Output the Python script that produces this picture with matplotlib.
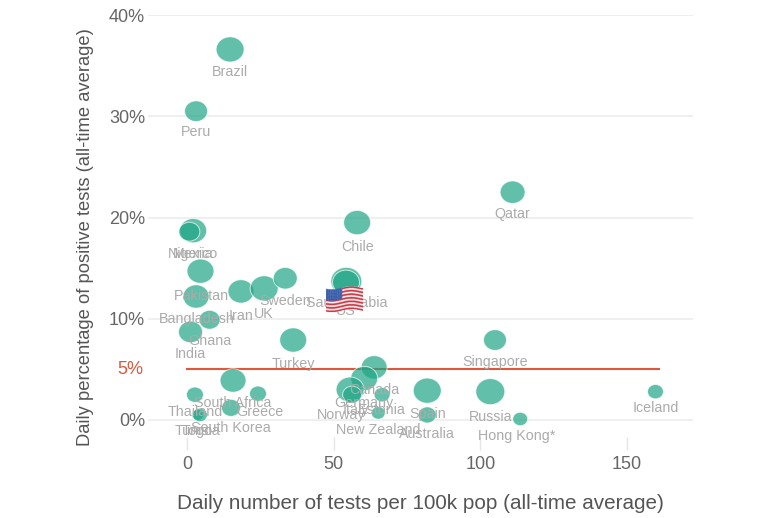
import matplotlib
matplotlib.use("Agg")
import numpy as np
import matplotlib.pyplot as plt
from matplotlib.path import Path
from matplotlib.transforms import Affine2D

plt.rcParams['font.family'] = ['Liberation Sans', 'DejaVu Sans']

# tests per 100k, percent positive, bubble width (px), label position
names = ["Brazil", "Peru", "Qatar", "Chile", "Mexico", "Nigeria", "Pakistan", "Bangladesh",
         "Iran", "UK", "Sweden", "Saudi Arabia", "US", "Ghana", "India", "Turkey", "Singapore",
         "Canada", "Germany", "Italy", "Norway", "Estonia", "New Zealand", "Spain", "Australia",
         "Russia", "Hong Kong*", "Iceland", "South Africa", "Greece", "Thailand", "South Korea",
         "Togo", "Tunisia"]
tests = [14.7, 3.1, 111, 58, 2.1, 0.8, 4.6, 3.1,
         18.4, 26.3, 33.5, 54.3, 54.2, 7.7, 1.2, 36.2, 105,
         63.8, 60.4, 55.6, 56.3, 66.5, 65.2, 81.9, 81.9,
         103.4, 113.6, 159.7, 15.7, 24.2, 2.7, 15.0,
         3.6, 4.4]
positive = [36.6, 30.5, 22.5, 19.5, 18.7, 18.6, 14.7, 12.2,
            12.7, 13.0, 14.0, 13.7, 13.6, 9.9, 8.7, 7.9, 7.9,
            5.2, 4.1, 3.0, 2.5, 2.5, 0.7, 2.9, 0.5,
            2.8, 0.1, 2.8, 3.9, 2.6, 2.5, 1.2,
            0.5, 0.5]
sizes = [28, 23, 25, 27, 27, 21, 27, 26,
         26, 28, 24, 31, 27, 21, 24, 27, 23,
         26, 27, 28, 19, 16, 14, 28, 18,
         29, 15, 16, 26, 17, 17, 19,
         12, 15]
label_x = [14.7, 3.1, 111, 58, 3.0, 1.2, 4.8, 3.3,
           18.4, 26.3, 33.5, 54.5, 54.2, 7.9, 1.2, 36.2, 105,
           63.8, 60.4, 57.5, 52.5, 66.5, 65.2, 81.9, 81.9,
           103.4, 112.5, 159.7, 15.7, 25, 2.7, 15.0,
           3.6, 3.6]
label_y = [34.35, 28.4, 20.3, 17.1, 16.4, 16.4, 12.2, 10.0,
           10.3, 10.5, 11.8, 11.55, 10.8, 7.8, 6.55, 5.5, 5.7,
           3.0, 1.65, 0.95, 0.5, 1.0, -1.0, 0.6, -1.4,
           0.25, -1.6, 1.15, 1.65, 0.8, 0.8, -0.8,
           -1.1, -1.1]

threshold_x = [0, 161]
threshold_y = [5, 5]
x_ticks = [0, 50, 100, 150]
y_ticks = [0, 10, 20, 30, 40]

W, H = 768, 518
fig = plt.figure(figsize=(W / 100, H / 100), dpi=100)
# axes placed by pixels: x 0 at 187, 150 at 627; y 0% at 420, 40% at 15
px_per_x = (627 - 187) / 150
px_per_y = (420 - 15) / 40
left, right, top, bottom = 148, 693, 15, 450
ax = fig.add_axes([left / W, 1 - bottom / H, (right - left) / W, (bottom - top) / H])
ax.set_xlim((left - 187) / px_per_x, (right - 187) / px_per_x)
ax.set_ylim((420 - bottom) / px_per_y, 40)

for s in ax.spines.values():
    s.set_visible(False)
ax.set_yticks(y_ticks)
ax.set_yticklabels(["%d%%" % v for v in y_ticks], fontsize=13, color="#666666")
ax.set_xticks(x_ticks)
ax.set_xticklabels(x_ticks, fontsize=13, color="#666666")
ax.tick_params(axis="y", length=0, pad=2)
ax.tick_params(axis="x", direction="in", length=9.4, width=1, color="#e6e6e6", pad=4)
ax.grid(True, axis="y", color="#efefef", linewidth=1.4)
ax.set_axisbelow(True)

# the red 5% line and its own tick label
ax.plot(threshold_x, threshold_y, color="#e0573a", linewidth=1.5, zorder=2)
ax.annotate("5%", (0, 5), xycoords=("axes fraction", "data"), xytext=(-3.6, 0),
            textcoords="offset points", ha="right", va="center", fontsize=13, color="#d9583b")

# bubbles are a little wider than tall in the original
oval = Path.unit_circle().transformed(Affine2D().scale(1.0, 0.9))
d = np.array(sizes) * 0.72
ax.scatter(tests, positive, s=d ** 2, marker=oval, color="#1fa686", alpha=0.7, edgecolor="white",
           linewidth=0.7, zorder=3)

for name, lx, ly in zip(names, label_x, label_y):
    ax.text(lx, ly, name, ha="center", va="center", fontsize=10.3, color="#ababab", zorder=4)

ax.set_xlabel("Daily number of tests per 100k pop (all-time average)", fontsize=14.9,
              color="#555555")
ax.xaxis.set_label_coords((420 - left) / (right - left), -(494 - bottom) / (bottom - top))
ax.set_ylabel("Daily percentage of positive tests (all-time average)", fontsize=13.2,
              color="#555555")
ax.yaxis.set_label_coords(-(left - 94) / (right - left), (bottom - 237) / (bottom - top))

# US flag sitting on top of the US bubble, waved stripes
flag = fig.add_axes([326 / W, 1 - 313 / H, 37 / W, 27 / H])
flag.set_axis_off()
u = np.linspace(0, 1, 148)
v = np.linspace(0, 1, 108)
uu, vv = np.meshgrid(u, v)
wave = 0.05 * np.sin(2 * np.pi * uu + 0.5) - 0.03 * (uu - 0.5)
fv = (vv - 0.06 - wave) / 0.86
img = np.ones((108, 148, 4))
img[:, :, :3] = (0.96, 0.93, 0.93)
stripe = np.floor(fv * 13).astype(int) % 2 == 0
img[stripe, :3] = (0.80, 0.22, 0.27)
canton = (uu < 0.44) & (fv < 0.5)
img[canton, :3] = (0.23, 0.37, 0.66)
dots = canton & (np.sin(uu * 110) > 0.75) & (np.sin(fv * 95) > 0.75)
img[dots, :3] = (0.80, 0.85, 0.95)
img[(fv < 0) | (fv > 1), 3] = 0
flag.imshow(img, aspect="auto", interpolation="antialiased")

fig.savefig("out.png", dpi=100)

▸ WHAT YOU ARE ASKED TO DO: Please extract exactly the lines of the data, from the first through the line containing "plt.rcParams['font.family'] = ['Liberation", and add no pictures to the copy.

▸ RESULT OF THIS EXERCISE:
Output the Python script that produces this picture with matplotlib.
import matplotlib
matplotlib.use("Agg")
import numpy as np
import matplotlib.pyplot as plt
from matplotlib.path import Path
from matplotlib.transforms import Affine2D

plt.rcParams['font.family'] = ['Liberation Sans', 'DejaVu Sans']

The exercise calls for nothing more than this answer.